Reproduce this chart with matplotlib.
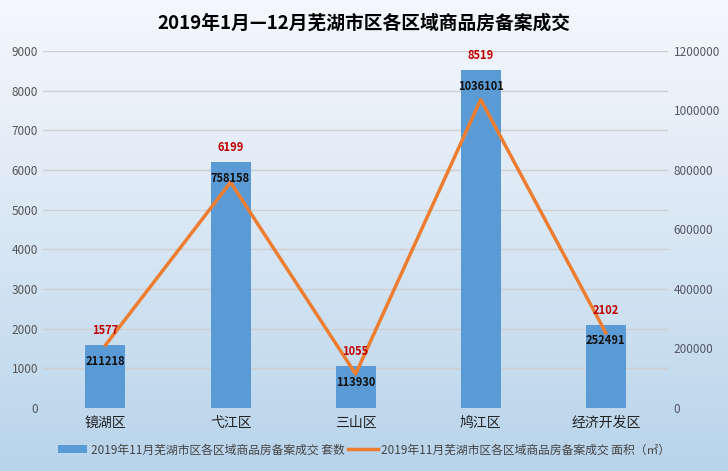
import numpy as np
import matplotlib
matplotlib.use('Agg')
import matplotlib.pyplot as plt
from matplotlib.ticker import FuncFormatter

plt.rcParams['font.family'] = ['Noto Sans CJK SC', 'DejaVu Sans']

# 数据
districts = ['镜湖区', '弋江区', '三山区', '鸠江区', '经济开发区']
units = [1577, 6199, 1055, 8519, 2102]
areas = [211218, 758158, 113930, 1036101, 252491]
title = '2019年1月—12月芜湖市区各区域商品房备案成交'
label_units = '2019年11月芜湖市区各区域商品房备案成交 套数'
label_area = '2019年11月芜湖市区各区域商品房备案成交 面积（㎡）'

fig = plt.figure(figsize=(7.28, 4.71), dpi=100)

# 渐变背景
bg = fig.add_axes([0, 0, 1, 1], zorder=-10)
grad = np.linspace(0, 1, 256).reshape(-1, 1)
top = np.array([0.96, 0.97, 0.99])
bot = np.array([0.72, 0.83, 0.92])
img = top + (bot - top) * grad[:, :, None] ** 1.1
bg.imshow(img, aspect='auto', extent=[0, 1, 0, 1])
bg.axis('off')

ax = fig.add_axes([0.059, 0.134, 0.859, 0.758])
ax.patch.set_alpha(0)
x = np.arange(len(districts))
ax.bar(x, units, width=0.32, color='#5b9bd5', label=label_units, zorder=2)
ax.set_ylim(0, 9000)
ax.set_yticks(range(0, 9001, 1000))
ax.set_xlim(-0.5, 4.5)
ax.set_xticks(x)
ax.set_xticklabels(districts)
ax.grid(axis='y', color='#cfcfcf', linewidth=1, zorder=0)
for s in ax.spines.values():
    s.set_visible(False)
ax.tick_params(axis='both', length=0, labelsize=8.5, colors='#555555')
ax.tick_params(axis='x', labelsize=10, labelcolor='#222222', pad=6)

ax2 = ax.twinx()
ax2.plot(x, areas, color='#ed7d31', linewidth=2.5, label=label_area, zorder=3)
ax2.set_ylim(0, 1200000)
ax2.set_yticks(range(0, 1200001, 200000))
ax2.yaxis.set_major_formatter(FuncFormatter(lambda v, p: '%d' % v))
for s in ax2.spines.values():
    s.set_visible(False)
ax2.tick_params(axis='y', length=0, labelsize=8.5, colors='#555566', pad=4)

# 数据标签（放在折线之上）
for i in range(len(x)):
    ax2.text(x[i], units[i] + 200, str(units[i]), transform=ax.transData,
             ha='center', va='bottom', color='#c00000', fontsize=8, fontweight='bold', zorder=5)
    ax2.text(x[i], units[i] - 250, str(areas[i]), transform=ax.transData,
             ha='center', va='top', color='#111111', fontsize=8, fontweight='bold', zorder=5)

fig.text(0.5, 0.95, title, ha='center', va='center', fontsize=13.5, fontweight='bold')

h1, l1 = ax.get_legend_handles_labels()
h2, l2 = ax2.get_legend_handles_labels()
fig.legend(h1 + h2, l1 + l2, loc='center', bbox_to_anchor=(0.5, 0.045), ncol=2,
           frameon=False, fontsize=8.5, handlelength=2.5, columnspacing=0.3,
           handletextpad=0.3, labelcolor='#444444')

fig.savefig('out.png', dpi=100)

# # # # # # #

### [Aim]
Restate the material word for word from its first line through the line containing "labelsize=10, labelcolor='#222222', pad=6)", both included; the pictures do not belong in it.

### [Answer for this exercise]
Reproduce this chart with matplotlib.
import numpy as np
import matplotlib
matplotlib.use('Agg')
import matplotlib.pyplot as plt
from matplotlib.ticker import FuncFormatter

plt.rcParams['font.family'] = ['Noto Sans CJK SC', 'DejaVu Sans']

# 数据
districts = ['镜湖区', '弋江区', '三山区', '鸠江区', '经济开发区']
units = [1577, 6199, 1055, 8519, 2102]
areas = [211218, 758158, 113930, 1036101, 252491]
title = '2019年1月—12月芜湖市区各区域商品房备案成交'
label_units = '2019年11月芜湖市区各区域商品房备案成交 套数'
label_area = '2019年11月芜湖市区各区域商品房备案成交 面积（㎡）'

fig = plt.figure(figsize=(7.28, 4.71), dpi=100)

# 渐变背景
bg = fig.add_axes([0, 0, 1, 1], zorder=-10)
grad = np.linspace(0, 1, 256).reshape(-1, 1)
top = np.array([0.96, 0.97, 0.99])
bot = np.array([0.72, 0.83, 0.92])
img = top + (bot - top) * grad[:, :, None] ** 1.1
bg.imshow(img, aspect='auto', extent=[0, 1, 0, 1])
bg.axis('off')

ax = fig.add_axes([0.059, 0.134, 0.859, 0.758])
ax.patch.set_alpha(0)
x = np.arange(len(districts))
ax.bar(x, units, width=0.32, color='#5b9bd5', label=label_units, zorder=2)
ax.set_ylim(0, 9000)
ax.set_yticks(range(0, 9001, 1000))
ax.set_xlim(-0.5, 4.5)
ax.set_xticks(x)
ax.set_xticklabels(districts)
ax.grid(axis='y', color='#cfcfcf', linewidth=1, zorder=0)
for s in ax.spines.values():
    s.set_visible(False)
ax.tick_params(axis='both', length=0, labelsize=8.5, colors='#555555')
ax.tick_params(axis='x', labelsize=10, labelcolor='#222222', pad=6)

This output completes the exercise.